BoG Meets Target Of Zero Financing Of Budget Under IMF Deal2 min read
The Governor of the Bank of Ghana (BoG), Dr. Ernest Addison, has announced at a press conference on July 24th that the central bank had achieved its target of zero financing of the government’s budget under an International Monetary Fund (IMF) programme.
He stated that the implementation of the IMF’s Extended Credit Facility program for the first six months of 2023 was broadly in line with its performance criteria targets for June of the same year.
This program envisaged a drawdown in reserves of close to $100m, yet the BoG had built reserves in excess of $1bn instead.
Dr. Addison went on to report that the bank’s financing of the budget under the IMF programme was expected to be zero, and this target had been met.
He also stated that inflation, as of June 2023, was within the target band. This achievement was the result of the BoG signing an agreement with the Finance Ministry to commit to zero financing of this year’s budget and subsequent ones.
Addressing the 113th Monetary Policy Committee (MPC) press conference in Accra on Monday, July 24, Dr Addison said “Implementation of the IMF-supported Extended Credit Facility programme for the first six-months of 2023 is broadly in line with the Performance Criteria targets for June 2023. While the programme envisaged a drawdown in reserves of close to US$100 million, the BoG built reserves in excess of U$S1 billion.
“BoG financing of the budget, under the programme, is expected to be zero and this has been met. Regarding the Monetary Policy Consultation clause, inflation, as at June 2023 was within the target band.”

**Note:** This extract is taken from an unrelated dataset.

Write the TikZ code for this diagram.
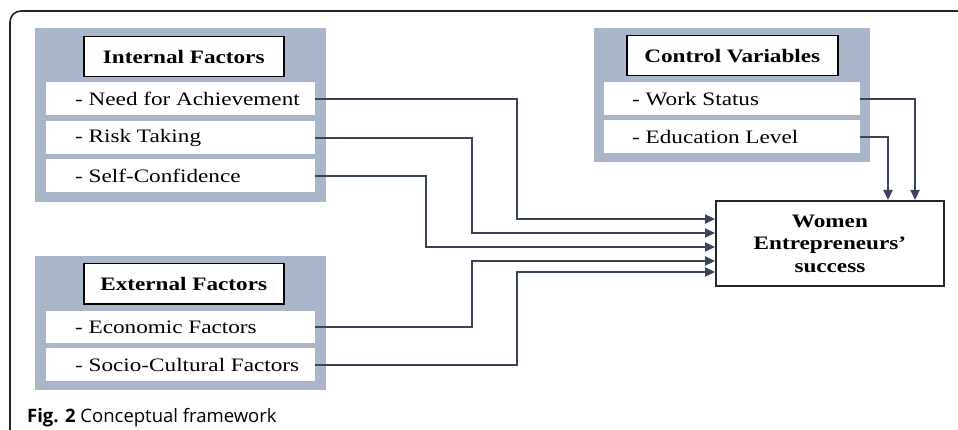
\documentclass[tikz,border=0pt]{standalone}
\usepackage{fontspec}
\setmainfont[FakeStretch=1.22]{Liberation Serif}
\newfontfamily\capfont{Open Sans}
\usetikzlibrary{arrows.meta}
\definecolor{panel}{RGB}{170,182,201}
\definecolor{conn}{RGB}{56,68,88}
\definecolor{frame}{RGB}{35,35,35}
\tikzset{
  panelbox/.style={fill=panel, draw=none, anchor=north west, inner sep=0},
  titlebox/.style={draw=black, line width=1.5pt, fill=white, anchor=north west, inner sep=0, font=\fontsize{19}{22}\selectfont\bfseries},
  itembox/.style={fill=white, draw=none, anchor=north west, inner sep=0},
  itemtext/.style={anchor=west, inner sep=0, font=\fontsize{19}{22}\selectfont},
  connector/.style={draw=conn, line width=2.2pt, -{Triangle[length=10pt,width=9pt]}},
  outcome/.style={draw=black!85, line width=1.8pt, fill=white, anchor=north west, inner sep=0, align=center, font=\fontsize{19}{22.5}\selectfont\bfseries},
}
\begin{document}
\begin{tikzpicture}[x=1pt,y=-1pt]
\useasboundingbox (0,0) rectangle (958,430);
% outer frame
\draw[frame, line width=1.6pt, rounded corners=11pt] (10,430) -- (10,11) -- (958,11);
% Internal factors
\node[panelbox, minimum width=291, minimum height=174] (ip) at (35,28) {};
\node[titlebox, minimum width=200, minimum height=40] (it) at (83,36) {Internal Factors};
\node[itembox, minimum width=269, minimum height=33] (na) at (46,82) {};
\node[itemtext] (nat) at ([xshift=29pt]na.west) {- Need for Achievement};
\node[itembox, minimum width=269, minimum height=33] (rt) at (46,121) {};
\node[itemtext] (rtt) at ([xshift=29pt]rt.west) {- Risk Taking};
\node[itembox, minimum width=269, minimum height=33] (sc) at (46,159) {};
\node[itemtext] (sct) at ([xshift=29pt]sc.west) {- Self-Confidence};
% External factors
\node[panelbox, minimum width=291, minimum height=134] (ep) at (35,256) {};
\node[titlebox, minimum width=200, minimum height=40] (et) at (83,263) {External Factors};
\node[itembox, minimum width=269, minimum height=32] (ec) at (46,311) {};
\node[itemtext] (ect) at ([xshift=29pt]ec.west) {- Economic Factors};
\node[itembox, minimum width=269, minimum height=33] (so) at (46,348) {};
\node[itemtext] (sot) at ([xshift=29pt]so.west) {- Socio-Cultural Factors};
% Control variables
\node[panelbox, minimum width=276, minimum height=134] (cp) at (594,28) {};
\node[titlebox, minimum width=211, minimum height=40] (ctt) at (626,35) {Control Variables};
\node[itembox, minimum width=256, minimum height=33] (ws) at (604,82) {};
\node[itemtext] (wst) at ([xshift=28pt]ws.west) {- Work Status};
\node[itembox, minimum width=256, minimum height=33] (el) at (604,120) {};
\node[itemtext] (elt) at ([xshift=28pt]el.west) {- Education Level};
% Outcome
\node[outcome, minimum width=228, minimum height=85] (wes) at (715,200) {Women\\Entrepreneurs'\\success};
% connector targets
\coordinate (t1) at (715,219);
\coordinate (t2) at (715,233);
\coordinate (t3) at (715,247);
\coordinate (t4) at (715,261);
\coordinate (t5) at (715,272);
\coordinate (c1) at (915,200);
\coordinate (c2) at (888,200);
% connectors
\draw[connector] (na.east) -| (517,219) -- (t1);
\draw[connector] (rt.east) -| (472,233) -- (t2);
\draw[connector] (sc.east) -| (426,247) -- (t3);
\draw[connector] (ec.east) -| (472,261) -- (t4);
\draw[connector] (so.east) -| (517,272) -- (t5);
\draw[connector] (ws.east) -| (c1);
\draw[connector] (el.east) -| (c2);
% caption
\node[anchor=base west, inner sep=0, font=\capfont\fontsize{18.5}{22}\selectfont] (cap) at (27,422) {\textbf{Fig. 2} Conceptual framework};
\end{tikzpicture}
\end{document}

The Head of Banking Supervision at the Bank of Ghana, Osei Gyasi, had previously said that stopping the monetary financing of the government deficit was necessary to control inflation and curb the country’s rising debt.
He added that this commitment to zero financing, by both the BoG and the Finance Ministry, would trigger a disinflation path and downward trends in the policy rate, as well as restore the country’s reserve buffers to at least three months of import cover by the end of 2025.